Detroit Abdul “Duke” Fakir beamed as a group of elementary school students crooned an old Motown hit to him and other veteran musicians from Motown Records.
Once they reached “I guess you’d say, what can make me feel this way, my girl,” Fakir — the lone surviving original member of the Four Tops — looked up to the old control room in the record label’s former studio and yelled, “Call the Temps — tell ’em they got 10 more years.”
It didn’t matter to Fakir that the kids were singing a smash hit by the Four Tops’ label mates and sometime rivals, the Temptations, during a tour Monday of the Motown Historical Museum. The impromptu serenade of “My Girl” in the old studio helped mark Motown’s 50th anniversary, showcase its staying power and recognize the label’s legacy — a stable of artists who ruled the charts because camaraderie and competition came in equal measure.
“We helped each other, but we also worked very hard to outdo each other,” said Fakir, who was joined in the erstwhile studio by members of the Motown’s house band, the Funk Brothers, and Rare Earth.
Monday marked the day 50 years ago that Berry Gordy Jr. secured an $800 loan to start the company that soon would spin out chart-topping hits by the Temptations, Four Tops, Stevie Wonder, Supremes, Jackson 5, Smokey Robinson and the Miracles and many others.
Alumni on hand for Monday’s celebration included Fakir, members of Smokey Robinson and the Miracles, Martha Reeves and the Vandellas, and numerous composers, arrangers — even one of Motown’s famed “style and deportment” coaches.
They were on hand to reminisce, serve as tour guides and hear proclamations from local, state and national politicians. Monday was declared “Motown Day” in Detroit and Michigan.

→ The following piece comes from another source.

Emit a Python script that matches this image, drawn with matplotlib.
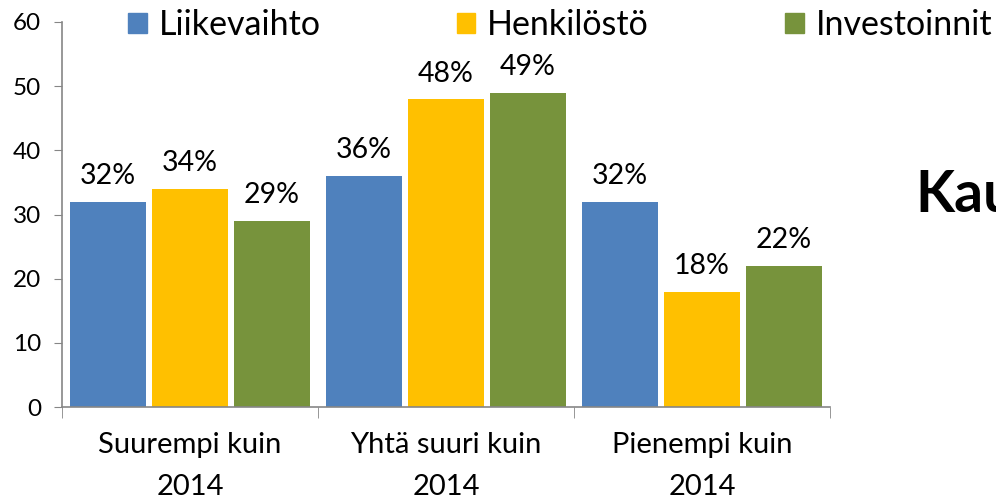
import matplotlib
matplotlib.use("Agg")
import matplotlib.pyplot as plt
import numpy as np
from matplotlib.patches import Patch

plt.rcParams['font.family'] = ['Lato', 'DejaVu Sans']

categories = ["Suurempi kuin\n2014", "Yhtä suuri kuin\n2014", "Pienempi kuin\n2014"]
series_names = ["Liikevaihto", "Henkilöstö", "Investoinnit"]
liikevaihto = [32, 36, 32]
henkilosto = [34, 48, 18]
investoinnit = [29, 49, 22]
colors = ["#4F81BD", "#FFC000", "#77933C"]
yticks = [0, 10, 20, 30, 40, 50, 60]

fig = plt.figure(figsize=(9.96, 4.99), dpi=100)
ax = fig.add_axes([62/996, 1-407/499, (830-62)/996, (407-22)/499])

x = np.arange(len(categories))
offsets = [-0.32, 0, 0.32]
width = 0.297
for vals, off, col in zip([liikevaihto, henkilosto, investoinnit], offsets, colors):
    bars = ax.bar(x + off, vals, width, color=col)
    for b, v in zip(bars, vals):
        ax.annotate(f"{v}%", (b.get_x() + b.get_width()/2, v), xytext=(0, 9),
                    textcoords="offset points", ha="center", va="bottom", fontsize=20.5)

ax.set_xlim(-0.5, 2.5)
ax.set_ylim(0, 60)
ax.set_yticks(yticks)
ax.set_xticks(x)
ax.set_xticklabels(categories, fontsize=21, linespacing=1.75)
ax.set_xticks([-0.5, 0.5, 1.5, 2.5], minor=True)
ax.tick_params(axis='x', which='major', length=0, pad=18)
ax.tick_params(axis='x', which='minor', length=8, direction='out', color='#868686')
ax.tick_params(axis='y', length=6, direction='out', color='#868686', labelsize=17.5, pad=9)
for s in ['top', 'right']:
    ax.spines[s].set_visible(False)
for s in ['left', 'bottom']:
    ax.spines[s].set_color('#868686')
    ax.spines[s].set_linewidth(1.2)

handles = [Patch(color=c) for c in colors]
fig.legend(handles, series_names, loc='center left', bbox_to_anchor=(128/996, 1-25/499),
           ncol=3, frameon=False, fontsize=24.5, handlelength=0.55, handleheight=0.55,
           handletextpad=0.35, columnspacing=4.0, borderaxespad=0, borderpad=0)

fig.text(915/996, 1-195/499, "Kau", fontsize=41, fontweight='bold', ha='left', va='center')

fig.savefig("out.png", dpi=100)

Motown songwriter Ivy Hunter was among those gathered for the festivities in the cramped studio, boasting much of its original analog equipment and adorned with pictures of Little Stevie Wonder and the Temptations recording there. Hunter said the West Grand Boulevard complex was as productive as one of Detroit’s auto factories — churning out records from 1959 until 1972, when the company moved to Los Angeles.
“This place was open 24-7,” he said. “It was the assembly line for the Motown sound.”
Hunter also praised Gordy, who didn’t attend but offered a statement that was read by Robin Terry, the museum’s chief executive and Gordy’s grandniece.
“God bless the dreamer, God bless the dream and God bless the results,” Hunter said.
Fakir, who called the former studio “hallowed ground,” said there’s no single reason why Motown achieved all of its success and impact, but there was something uniting everyone in the building.
“Everything was done with passion. Nothing was done generically,” he said. “The engineers even had passion. They made magic.”